Based upon the record before us, we cannot determine whether Marriott Hotel Services was the only Defendant that exerted control over the day-to-day operations of the hotel. Defendants assert that Marriott Hotel Services is the management company for the hotel. The Complaint states that Corporate Forum Defendant Philadelphia Airport Hotel, L.P., a Pennsylvania resident, owns the hotel where the alleged negligence took place (Compl. ¶¶ 52-56), a fact Defendants do not contest in either their Notice of Removal or response to Motion to Remand. Moreover, Defendants admit that Philadelphia Airport Hotel is Sandy LeBlanc's employer.*fn6 (Notice of Removal ¶ 27.) Certainly, the fact that both the owner of the hotel and the employer of hotel employees are Corporate Forum Defendants indicates that an agency relationship existed between Marriott Hotel Services, as the alleged managing company, and at least one of the Corporate Forum Defendants. In addition, the Complaint alleges that each of the Corporate Forum Defendants owed a duty to Plaintiffs as business invitees and that the duty was breached.

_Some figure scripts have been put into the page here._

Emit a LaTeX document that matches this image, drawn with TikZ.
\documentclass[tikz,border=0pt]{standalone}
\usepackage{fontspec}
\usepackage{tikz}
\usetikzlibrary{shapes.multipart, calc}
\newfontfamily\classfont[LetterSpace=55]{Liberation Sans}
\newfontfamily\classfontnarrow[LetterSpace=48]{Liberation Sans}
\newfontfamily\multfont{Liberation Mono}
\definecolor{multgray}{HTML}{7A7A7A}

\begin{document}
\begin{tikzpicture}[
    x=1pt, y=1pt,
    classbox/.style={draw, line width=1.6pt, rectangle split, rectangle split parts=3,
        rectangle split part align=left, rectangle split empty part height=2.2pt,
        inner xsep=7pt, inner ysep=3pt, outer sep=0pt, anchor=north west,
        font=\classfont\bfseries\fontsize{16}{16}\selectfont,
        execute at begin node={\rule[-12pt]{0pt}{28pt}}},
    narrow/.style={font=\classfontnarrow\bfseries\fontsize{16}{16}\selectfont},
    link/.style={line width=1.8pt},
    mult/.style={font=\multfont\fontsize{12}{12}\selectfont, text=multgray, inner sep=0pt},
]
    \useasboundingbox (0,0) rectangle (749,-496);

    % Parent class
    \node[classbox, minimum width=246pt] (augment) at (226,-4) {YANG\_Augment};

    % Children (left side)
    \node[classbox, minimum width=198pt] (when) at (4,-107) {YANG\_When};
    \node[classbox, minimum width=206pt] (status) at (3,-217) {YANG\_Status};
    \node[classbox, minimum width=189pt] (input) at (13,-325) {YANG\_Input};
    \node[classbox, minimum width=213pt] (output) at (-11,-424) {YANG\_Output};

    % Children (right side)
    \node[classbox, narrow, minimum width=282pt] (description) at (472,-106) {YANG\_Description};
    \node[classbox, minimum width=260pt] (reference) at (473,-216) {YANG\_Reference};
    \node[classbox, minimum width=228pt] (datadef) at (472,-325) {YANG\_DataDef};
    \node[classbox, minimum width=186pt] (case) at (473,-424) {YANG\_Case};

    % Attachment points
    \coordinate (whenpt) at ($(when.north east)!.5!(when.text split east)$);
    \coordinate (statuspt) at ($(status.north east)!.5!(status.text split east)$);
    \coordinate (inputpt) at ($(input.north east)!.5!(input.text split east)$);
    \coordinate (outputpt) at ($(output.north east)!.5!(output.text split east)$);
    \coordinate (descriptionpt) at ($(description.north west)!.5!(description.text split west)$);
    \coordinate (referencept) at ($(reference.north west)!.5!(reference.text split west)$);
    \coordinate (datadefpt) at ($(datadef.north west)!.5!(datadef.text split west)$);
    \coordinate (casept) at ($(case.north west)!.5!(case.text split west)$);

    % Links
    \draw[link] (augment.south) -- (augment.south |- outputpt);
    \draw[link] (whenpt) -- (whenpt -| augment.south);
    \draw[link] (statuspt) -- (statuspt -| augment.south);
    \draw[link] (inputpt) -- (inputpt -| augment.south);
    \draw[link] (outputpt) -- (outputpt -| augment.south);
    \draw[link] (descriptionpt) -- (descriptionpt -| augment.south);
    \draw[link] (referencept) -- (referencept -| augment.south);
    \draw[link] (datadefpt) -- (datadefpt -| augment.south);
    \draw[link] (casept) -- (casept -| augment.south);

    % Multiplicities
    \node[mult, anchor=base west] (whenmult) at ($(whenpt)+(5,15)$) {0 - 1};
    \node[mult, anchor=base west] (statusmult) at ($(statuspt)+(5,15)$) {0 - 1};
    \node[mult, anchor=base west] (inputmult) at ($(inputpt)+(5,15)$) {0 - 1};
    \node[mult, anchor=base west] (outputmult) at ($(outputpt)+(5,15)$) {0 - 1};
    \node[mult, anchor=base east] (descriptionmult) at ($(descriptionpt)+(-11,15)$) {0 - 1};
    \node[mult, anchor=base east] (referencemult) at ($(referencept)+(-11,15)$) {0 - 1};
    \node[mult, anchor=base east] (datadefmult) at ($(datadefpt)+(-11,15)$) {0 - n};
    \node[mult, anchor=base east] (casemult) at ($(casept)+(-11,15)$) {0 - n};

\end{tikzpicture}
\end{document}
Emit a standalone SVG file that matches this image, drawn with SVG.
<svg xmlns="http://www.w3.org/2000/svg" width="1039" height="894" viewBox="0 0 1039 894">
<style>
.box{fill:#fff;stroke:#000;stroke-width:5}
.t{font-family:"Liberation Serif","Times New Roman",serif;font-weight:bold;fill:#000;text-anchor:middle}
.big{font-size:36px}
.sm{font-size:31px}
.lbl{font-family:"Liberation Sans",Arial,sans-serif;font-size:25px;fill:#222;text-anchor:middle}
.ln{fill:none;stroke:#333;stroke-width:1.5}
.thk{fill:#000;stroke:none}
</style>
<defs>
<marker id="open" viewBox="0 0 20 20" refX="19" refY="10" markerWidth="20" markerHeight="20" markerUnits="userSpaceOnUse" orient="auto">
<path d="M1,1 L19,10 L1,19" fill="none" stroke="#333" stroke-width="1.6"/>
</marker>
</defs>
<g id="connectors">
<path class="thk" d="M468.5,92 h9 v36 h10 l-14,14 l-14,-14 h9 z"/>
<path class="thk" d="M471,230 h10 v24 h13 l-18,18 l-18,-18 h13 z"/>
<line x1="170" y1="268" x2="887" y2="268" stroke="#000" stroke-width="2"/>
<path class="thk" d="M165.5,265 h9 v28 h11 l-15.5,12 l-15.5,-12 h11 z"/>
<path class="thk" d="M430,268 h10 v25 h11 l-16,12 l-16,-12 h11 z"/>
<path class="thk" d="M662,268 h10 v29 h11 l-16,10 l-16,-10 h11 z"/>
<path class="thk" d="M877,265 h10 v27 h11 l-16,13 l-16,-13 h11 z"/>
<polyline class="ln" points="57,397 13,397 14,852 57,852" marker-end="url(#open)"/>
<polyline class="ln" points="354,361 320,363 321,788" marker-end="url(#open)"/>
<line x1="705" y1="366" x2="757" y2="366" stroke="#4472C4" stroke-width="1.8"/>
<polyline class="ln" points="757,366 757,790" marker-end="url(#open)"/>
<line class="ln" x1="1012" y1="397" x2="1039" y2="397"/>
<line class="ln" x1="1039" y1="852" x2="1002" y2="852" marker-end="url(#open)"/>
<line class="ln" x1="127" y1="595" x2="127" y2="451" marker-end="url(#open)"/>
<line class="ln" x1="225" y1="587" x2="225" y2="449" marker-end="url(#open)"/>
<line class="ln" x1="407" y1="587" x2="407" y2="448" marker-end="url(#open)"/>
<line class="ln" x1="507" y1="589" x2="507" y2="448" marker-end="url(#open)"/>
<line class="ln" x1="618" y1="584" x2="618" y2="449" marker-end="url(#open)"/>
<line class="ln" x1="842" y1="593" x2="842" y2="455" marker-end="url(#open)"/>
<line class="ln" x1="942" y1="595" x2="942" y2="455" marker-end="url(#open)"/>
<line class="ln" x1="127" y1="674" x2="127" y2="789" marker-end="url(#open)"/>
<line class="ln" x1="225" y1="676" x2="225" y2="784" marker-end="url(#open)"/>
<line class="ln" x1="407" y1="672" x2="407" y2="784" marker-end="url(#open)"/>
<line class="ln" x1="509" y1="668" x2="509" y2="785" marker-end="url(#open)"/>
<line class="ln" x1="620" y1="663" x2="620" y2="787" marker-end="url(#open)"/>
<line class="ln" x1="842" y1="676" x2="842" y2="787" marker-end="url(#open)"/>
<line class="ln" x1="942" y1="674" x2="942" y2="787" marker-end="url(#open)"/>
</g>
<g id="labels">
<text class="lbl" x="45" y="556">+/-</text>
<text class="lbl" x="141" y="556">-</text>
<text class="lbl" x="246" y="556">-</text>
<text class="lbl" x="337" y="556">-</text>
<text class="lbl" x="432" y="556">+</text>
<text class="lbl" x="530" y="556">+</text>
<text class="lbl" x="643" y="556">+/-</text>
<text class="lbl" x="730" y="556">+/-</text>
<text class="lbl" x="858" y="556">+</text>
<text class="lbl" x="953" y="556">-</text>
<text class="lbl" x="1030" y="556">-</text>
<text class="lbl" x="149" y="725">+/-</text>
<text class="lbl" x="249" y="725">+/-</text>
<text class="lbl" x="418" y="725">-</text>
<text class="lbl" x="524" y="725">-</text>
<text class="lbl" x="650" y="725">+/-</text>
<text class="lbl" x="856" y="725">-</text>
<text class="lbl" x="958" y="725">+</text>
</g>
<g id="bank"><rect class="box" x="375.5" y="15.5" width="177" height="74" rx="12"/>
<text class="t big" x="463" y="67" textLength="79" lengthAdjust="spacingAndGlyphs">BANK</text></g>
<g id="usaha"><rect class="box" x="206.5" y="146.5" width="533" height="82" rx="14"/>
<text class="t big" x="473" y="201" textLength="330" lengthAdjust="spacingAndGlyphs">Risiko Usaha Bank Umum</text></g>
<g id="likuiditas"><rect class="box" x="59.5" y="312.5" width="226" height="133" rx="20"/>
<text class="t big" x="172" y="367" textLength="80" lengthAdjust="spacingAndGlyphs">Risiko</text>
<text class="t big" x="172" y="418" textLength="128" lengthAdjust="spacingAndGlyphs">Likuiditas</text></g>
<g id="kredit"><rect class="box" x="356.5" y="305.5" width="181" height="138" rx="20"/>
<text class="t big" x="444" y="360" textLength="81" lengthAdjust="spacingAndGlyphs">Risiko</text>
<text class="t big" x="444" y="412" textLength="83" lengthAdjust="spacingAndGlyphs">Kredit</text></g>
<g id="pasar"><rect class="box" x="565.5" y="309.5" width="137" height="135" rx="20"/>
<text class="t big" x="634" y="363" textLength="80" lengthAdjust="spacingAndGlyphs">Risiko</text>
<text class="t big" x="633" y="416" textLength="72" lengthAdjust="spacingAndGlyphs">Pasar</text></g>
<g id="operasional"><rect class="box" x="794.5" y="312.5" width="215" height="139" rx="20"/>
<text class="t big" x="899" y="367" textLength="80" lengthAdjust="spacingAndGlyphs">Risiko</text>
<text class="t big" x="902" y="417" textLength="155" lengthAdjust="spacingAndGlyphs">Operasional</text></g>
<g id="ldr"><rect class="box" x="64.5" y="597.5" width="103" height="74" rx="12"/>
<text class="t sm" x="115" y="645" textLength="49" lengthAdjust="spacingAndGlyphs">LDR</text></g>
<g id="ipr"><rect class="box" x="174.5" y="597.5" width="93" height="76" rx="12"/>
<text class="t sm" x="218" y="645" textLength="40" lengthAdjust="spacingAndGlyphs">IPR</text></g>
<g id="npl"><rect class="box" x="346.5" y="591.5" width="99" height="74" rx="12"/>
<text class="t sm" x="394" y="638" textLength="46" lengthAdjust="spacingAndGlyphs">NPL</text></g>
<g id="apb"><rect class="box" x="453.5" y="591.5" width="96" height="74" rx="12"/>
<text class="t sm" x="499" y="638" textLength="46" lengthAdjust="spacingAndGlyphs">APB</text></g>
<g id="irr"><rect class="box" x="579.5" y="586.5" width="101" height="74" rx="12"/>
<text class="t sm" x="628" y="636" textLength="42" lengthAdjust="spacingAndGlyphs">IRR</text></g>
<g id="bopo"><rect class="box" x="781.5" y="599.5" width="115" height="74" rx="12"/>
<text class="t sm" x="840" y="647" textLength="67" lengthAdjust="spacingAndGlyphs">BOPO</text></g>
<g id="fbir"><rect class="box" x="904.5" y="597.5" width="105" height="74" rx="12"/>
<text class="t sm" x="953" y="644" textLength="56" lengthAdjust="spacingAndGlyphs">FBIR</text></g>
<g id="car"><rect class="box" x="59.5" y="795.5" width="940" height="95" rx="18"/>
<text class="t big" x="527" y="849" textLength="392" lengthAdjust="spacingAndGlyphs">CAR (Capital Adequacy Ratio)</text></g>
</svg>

We are satisfied that Defendants have failed to meet their "heavy burden of persuasion" in demonstrating that Plaintiffs fraudulently joined the Corporate Forum Defendants in order to defeat diversity jurisdiction. Slater, 771 F. Supp. 2d at 528 (finding that defendant failed to meet its burden in establishing fraudulent joinder because it failed to point to "any Pennsylvania case law declining to impose a duty of due care"); Gibboni v. Hyatt Corp., No. 10-2629, 2011 U.S. Dist. LEXIS 29662, at *17 (E.D. Pa. Mar. 22, 2011) (granting motion to remand because defendants failed to meet their "heavy burden of persuasion" in showing fraudulent joinder); West v. Marriott Hotel Servs., No. 10-4130, 2010 U.S. Dist. LEXIS 116923, at *6 (E.D. Pa. Nov. 1, 2010) ("[A] finding of fraudulent joinder is usually reserved for situations where recovery from the nondiverse defendant is a clear legal impossibility.").
C. Fraudulent Joinder of Sandy LeBlanc
Since Defendants have failed to meet their burden of proving that the Corporate Forum Defendants were improperly joined and served in this action, this alone defeats federal diversity jurisdiction and requires remand to the Court of Common Pleas of Philadelphia County. 28 U.S.C. § 1441(b) (stating that for an action arising out of diversity jurisdiction, removal is permitted "only if none of the parties in interest properly joined and served as defendants is a citizen of the State in which such action is brought"). The Corporate Forum Defendants are Pennsylvania citizens and the case originated in a Pennsylvania state court. Therefore, this Court lacks jurisdiction over the action. Accordingly, we need not consider Defendants' final argument that Plaintiffs fraudulently joined Sandy LeBlanc, the hotel manager, in an effort to defeat diversity.
For the foregoing reasons, Plaintiffs' Motion to Remand is granted. An appropriate Order follows.